• **Items from a data source**:

---------------

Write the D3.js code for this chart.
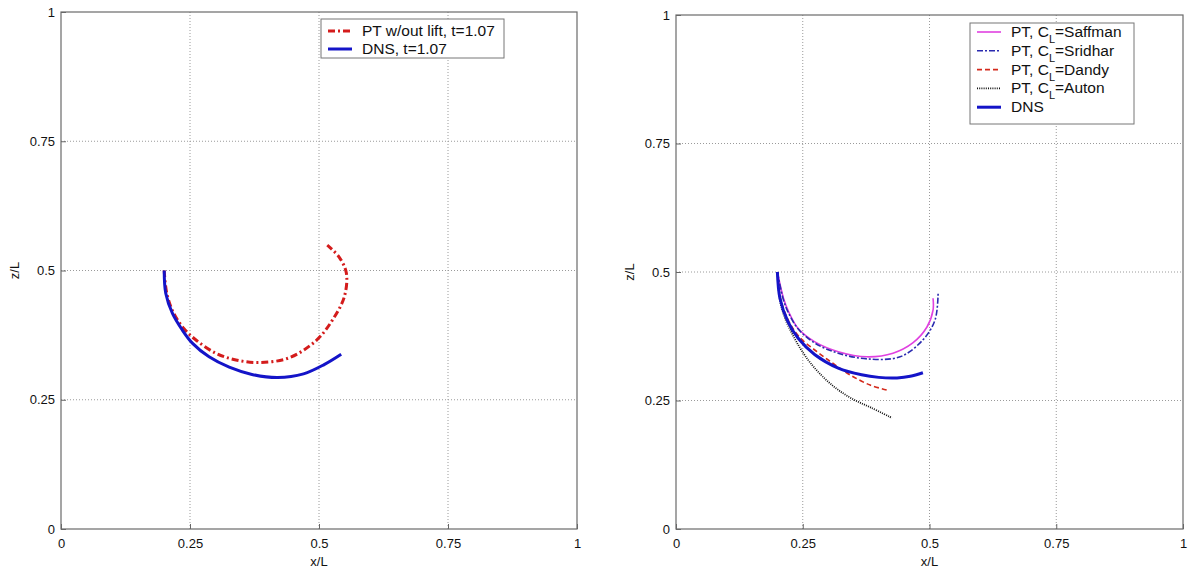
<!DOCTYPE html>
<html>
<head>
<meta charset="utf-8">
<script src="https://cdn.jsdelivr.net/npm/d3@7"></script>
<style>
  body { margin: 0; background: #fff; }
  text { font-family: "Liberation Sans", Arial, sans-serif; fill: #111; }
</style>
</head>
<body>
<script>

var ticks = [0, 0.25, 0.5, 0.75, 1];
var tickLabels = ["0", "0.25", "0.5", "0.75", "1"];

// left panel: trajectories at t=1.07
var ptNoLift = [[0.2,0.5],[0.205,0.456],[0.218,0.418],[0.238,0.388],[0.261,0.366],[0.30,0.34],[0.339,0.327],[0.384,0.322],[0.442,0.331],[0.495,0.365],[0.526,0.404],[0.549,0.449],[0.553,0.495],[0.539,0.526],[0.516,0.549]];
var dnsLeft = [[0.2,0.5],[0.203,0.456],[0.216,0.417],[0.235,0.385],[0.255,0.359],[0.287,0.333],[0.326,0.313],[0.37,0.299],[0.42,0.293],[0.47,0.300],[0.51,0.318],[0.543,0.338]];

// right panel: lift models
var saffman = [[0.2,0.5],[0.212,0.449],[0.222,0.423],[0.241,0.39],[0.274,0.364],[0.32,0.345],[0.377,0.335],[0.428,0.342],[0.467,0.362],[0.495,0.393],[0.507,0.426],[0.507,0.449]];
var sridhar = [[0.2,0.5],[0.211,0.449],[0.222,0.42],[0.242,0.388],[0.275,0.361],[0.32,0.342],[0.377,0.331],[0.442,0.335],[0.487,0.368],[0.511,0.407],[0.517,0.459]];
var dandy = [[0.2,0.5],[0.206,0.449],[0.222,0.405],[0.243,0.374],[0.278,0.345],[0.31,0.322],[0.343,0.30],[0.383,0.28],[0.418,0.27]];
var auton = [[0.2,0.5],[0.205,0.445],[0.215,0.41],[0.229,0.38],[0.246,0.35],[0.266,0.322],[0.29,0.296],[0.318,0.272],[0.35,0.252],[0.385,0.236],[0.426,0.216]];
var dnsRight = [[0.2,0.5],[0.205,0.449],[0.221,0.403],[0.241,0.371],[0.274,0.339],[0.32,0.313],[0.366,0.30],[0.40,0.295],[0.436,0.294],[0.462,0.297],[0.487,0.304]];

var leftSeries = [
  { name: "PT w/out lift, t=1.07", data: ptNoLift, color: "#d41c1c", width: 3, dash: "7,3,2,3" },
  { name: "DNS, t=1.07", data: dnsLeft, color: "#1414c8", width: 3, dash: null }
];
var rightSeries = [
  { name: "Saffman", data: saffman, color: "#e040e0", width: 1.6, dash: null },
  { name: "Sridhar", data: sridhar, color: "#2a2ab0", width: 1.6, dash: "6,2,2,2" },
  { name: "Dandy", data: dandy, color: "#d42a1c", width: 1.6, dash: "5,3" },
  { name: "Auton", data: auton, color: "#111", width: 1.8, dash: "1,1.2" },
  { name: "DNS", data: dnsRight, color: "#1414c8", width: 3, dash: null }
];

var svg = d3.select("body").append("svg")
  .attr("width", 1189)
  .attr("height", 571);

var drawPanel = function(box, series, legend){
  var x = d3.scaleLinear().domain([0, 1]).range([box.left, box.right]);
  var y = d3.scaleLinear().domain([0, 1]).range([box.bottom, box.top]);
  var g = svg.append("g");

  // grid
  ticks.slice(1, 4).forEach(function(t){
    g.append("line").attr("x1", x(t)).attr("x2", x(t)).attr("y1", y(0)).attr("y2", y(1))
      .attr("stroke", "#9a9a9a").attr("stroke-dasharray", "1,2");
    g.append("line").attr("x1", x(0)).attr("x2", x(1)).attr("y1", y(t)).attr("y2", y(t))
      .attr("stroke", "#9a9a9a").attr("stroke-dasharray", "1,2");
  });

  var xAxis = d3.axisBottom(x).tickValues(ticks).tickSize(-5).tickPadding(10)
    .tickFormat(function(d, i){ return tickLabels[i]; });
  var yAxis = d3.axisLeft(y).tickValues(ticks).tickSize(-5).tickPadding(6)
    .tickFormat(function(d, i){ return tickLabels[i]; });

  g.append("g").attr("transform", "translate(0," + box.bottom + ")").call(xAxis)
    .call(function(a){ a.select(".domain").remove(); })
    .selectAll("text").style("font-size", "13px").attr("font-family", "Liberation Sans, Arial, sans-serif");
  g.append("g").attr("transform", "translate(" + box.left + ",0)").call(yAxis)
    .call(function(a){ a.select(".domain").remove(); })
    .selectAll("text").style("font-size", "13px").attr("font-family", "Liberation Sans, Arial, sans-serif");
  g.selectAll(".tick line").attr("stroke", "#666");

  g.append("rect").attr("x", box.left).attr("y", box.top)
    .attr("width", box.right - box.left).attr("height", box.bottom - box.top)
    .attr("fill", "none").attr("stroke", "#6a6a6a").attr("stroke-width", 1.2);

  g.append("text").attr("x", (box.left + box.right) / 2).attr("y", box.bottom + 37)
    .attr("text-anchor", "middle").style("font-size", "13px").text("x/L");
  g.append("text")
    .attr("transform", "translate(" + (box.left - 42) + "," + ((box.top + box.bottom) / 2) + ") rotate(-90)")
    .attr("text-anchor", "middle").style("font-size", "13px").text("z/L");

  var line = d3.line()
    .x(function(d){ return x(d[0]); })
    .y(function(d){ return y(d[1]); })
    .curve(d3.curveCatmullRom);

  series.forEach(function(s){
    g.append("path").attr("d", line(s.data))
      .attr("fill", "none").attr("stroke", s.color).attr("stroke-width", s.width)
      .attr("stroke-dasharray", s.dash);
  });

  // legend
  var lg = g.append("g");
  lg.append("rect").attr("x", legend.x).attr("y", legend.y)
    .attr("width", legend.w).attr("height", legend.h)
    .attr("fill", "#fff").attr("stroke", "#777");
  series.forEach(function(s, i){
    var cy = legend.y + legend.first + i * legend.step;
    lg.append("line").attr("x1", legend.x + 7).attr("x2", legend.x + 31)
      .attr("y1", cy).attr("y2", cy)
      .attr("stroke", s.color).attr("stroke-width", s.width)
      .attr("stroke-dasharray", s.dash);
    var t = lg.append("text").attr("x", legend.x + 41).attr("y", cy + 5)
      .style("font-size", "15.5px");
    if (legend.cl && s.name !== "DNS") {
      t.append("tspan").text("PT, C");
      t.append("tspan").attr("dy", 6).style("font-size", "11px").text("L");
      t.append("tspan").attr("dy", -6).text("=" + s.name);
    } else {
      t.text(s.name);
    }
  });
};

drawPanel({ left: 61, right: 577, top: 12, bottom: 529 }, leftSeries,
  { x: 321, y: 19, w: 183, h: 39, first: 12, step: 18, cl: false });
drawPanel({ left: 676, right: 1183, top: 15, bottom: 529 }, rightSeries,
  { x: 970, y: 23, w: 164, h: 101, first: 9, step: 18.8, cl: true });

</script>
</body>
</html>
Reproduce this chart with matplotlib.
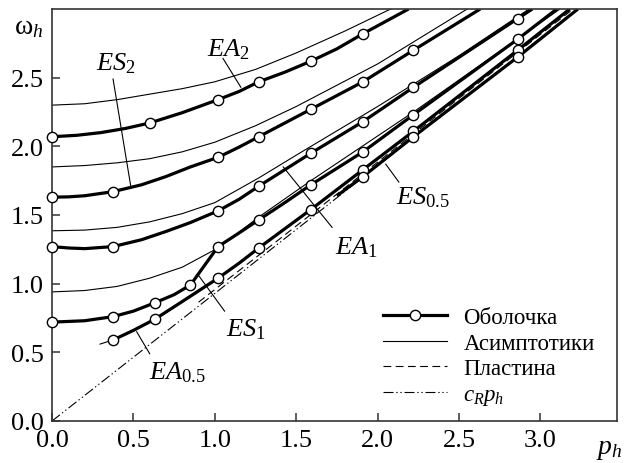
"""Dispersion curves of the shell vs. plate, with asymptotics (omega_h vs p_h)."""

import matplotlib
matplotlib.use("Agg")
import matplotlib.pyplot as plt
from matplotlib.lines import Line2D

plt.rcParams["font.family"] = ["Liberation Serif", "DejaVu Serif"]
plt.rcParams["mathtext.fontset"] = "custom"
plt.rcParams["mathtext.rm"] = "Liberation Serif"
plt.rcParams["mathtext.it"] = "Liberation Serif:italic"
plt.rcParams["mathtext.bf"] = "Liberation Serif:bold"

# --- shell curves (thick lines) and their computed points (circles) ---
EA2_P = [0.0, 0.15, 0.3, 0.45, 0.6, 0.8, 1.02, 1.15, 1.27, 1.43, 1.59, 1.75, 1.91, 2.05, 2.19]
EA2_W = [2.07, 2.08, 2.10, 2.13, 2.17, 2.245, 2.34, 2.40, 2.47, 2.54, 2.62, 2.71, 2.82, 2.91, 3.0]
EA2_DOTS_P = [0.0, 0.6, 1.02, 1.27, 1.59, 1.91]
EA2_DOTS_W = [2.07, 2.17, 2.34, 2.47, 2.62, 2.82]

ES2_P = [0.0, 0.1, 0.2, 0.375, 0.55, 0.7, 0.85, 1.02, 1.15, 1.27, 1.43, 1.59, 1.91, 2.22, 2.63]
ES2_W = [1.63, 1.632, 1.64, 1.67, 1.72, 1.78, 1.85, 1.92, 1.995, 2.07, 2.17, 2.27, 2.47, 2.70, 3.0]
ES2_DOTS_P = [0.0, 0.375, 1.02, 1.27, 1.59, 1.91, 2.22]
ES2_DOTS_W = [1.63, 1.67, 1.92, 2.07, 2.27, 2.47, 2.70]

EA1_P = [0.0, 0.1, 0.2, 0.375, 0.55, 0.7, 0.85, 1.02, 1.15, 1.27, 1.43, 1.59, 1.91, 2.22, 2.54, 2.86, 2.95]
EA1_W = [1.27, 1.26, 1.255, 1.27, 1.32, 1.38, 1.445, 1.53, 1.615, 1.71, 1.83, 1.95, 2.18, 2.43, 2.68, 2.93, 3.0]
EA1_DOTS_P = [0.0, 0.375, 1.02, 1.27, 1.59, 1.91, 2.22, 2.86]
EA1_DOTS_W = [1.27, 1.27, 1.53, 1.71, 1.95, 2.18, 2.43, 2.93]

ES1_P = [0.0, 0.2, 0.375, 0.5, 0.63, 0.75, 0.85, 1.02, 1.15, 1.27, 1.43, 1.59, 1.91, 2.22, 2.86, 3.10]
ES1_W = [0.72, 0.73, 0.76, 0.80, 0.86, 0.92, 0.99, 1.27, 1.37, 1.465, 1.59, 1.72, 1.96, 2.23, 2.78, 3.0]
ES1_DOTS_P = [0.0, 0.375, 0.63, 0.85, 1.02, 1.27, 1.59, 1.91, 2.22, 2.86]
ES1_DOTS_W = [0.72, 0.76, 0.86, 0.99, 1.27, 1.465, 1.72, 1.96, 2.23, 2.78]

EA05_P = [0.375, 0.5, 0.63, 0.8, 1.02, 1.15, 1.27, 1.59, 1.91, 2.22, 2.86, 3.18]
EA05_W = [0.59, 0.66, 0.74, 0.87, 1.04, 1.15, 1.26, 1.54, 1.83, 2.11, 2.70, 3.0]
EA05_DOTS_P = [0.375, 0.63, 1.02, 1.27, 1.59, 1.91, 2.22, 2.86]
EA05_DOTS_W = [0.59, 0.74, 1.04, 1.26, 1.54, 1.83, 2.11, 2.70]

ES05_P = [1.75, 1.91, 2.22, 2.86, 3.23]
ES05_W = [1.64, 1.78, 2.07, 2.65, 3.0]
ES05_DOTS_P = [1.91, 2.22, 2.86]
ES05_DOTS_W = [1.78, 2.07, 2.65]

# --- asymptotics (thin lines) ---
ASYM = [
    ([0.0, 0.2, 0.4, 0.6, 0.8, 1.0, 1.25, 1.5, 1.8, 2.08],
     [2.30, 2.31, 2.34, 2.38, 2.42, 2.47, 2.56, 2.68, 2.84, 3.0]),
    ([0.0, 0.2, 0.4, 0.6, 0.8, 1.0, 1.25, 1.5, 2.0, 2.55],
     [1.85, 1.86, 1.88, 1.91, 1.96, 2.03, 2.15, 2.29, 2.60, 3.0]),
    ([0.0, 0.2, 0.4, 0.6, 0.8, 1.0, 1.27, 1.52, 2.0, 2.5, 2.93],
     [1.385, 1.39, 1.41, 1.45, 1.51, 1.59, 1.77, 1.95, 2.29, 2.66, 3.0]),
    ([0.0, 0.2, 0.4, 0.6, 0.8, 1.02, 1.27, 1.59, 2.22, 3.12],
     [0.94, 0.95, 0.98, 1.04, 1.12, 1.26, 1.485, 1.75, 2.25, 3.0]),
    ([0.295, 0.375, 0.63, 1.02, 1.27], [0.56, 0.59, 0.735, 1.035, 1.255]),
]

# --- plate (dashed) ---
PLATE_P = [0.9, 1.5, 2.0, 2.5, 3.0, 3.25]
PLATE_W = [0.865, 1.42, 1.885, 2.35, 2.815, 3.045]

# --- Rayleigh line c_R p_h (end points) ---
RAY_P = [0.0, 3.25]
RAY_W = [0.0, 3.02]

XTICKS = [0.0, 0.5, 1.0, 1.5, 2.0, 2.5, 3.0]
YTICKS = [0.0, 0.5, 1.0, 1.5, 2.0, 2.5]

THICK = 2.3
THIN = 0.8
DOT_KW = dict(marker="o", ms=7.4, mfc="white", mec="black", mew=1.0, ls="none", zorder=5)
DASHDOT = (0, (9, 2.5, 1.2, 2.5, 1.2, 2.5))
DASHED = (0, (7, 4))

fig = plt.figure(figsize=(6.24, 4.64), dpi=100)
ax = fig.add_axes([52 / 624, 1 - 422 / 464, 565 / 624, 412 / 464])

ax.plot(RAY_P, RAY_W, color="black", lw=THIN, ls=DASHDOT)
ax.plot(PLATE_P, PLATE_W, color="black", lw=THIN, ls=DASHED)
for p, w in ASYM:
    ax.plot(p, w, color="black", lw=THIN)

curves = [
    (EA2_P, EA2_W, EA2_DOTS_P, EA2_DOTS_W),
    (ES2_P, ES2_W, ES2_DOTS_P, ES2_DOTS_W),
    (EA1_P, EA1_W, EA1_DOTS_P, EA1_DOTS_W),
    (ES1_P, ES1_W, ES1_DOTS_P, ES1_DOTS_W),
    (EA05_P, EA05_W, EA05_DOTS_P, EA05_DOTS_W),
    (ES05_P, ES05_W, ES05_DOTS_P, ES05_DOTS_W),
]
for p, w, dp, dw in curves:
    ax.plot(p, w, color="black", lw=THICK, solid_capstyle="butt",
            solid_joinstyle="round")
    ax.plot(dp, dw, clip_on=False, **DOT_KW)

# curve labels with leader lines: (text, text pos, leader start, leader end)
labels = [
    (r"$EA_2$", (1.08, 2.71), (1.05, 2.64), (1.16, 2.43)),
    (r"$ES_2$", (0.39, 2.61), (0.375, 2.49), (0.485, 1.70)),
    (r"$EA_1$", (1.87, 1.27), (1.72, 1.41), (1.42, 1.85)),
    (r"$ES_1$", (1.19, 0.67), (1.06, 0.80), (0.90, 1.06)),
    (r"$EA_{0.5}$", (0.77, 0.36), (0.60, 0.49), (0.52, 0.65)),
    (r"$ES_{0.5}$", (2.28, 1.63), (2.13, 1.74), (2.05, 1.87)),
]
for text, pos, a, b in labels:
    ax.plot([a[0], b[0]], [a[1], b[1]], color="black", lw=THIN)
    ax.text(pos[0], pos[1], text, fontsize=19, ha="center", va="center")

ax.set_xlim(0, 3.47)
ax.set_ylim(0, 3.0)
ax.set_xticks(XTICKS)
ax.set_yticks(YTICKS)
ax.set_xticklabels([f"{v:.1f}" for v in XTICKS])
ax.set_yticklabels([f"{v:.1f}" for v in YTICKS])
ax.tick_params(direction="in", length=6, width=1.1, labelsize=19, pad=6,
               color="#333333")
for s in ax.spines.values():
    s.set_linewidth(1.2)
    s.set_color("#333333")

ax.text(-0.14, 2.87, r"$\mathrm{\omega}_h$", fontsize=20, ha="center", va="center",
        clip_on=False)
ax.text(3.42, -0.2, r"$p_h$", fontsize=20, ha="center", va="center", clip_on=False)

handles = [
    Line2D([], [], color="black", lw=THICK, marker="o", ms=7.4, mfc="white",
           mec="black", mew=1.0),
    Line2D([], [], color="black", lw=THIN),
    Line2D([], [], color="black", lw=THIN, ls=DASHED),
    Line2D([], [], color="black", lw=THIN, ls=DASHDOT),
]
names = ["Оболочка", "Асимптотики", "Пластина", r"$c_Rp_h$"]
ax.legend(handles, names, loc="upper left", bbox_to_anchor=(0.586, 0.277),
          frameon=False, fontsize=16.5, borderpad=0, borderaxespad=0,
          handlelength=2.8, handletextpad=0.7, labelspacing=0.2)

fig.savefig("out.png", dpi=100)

---------------

• **INSTRUCTIONS TO FOLLOW**: Repeat exactly the stretch of lines that opens with the line containing "Reproduce this chart with matplotlib." and closes with the line containing "from matplotlib.lines import Line2D". Leave the pictures out, and add nothing.

• **FULL SOLUTION**:
Reproduce this chart with matplotlib.
"""Dispersion curves of the shell vs. plate, with asymptotics (omega_h vs p_h)."""

import matplotlib
matplotlib.use("Agg")
import matplotlib.pyplot as plt
from matplotlib.lines import Line2D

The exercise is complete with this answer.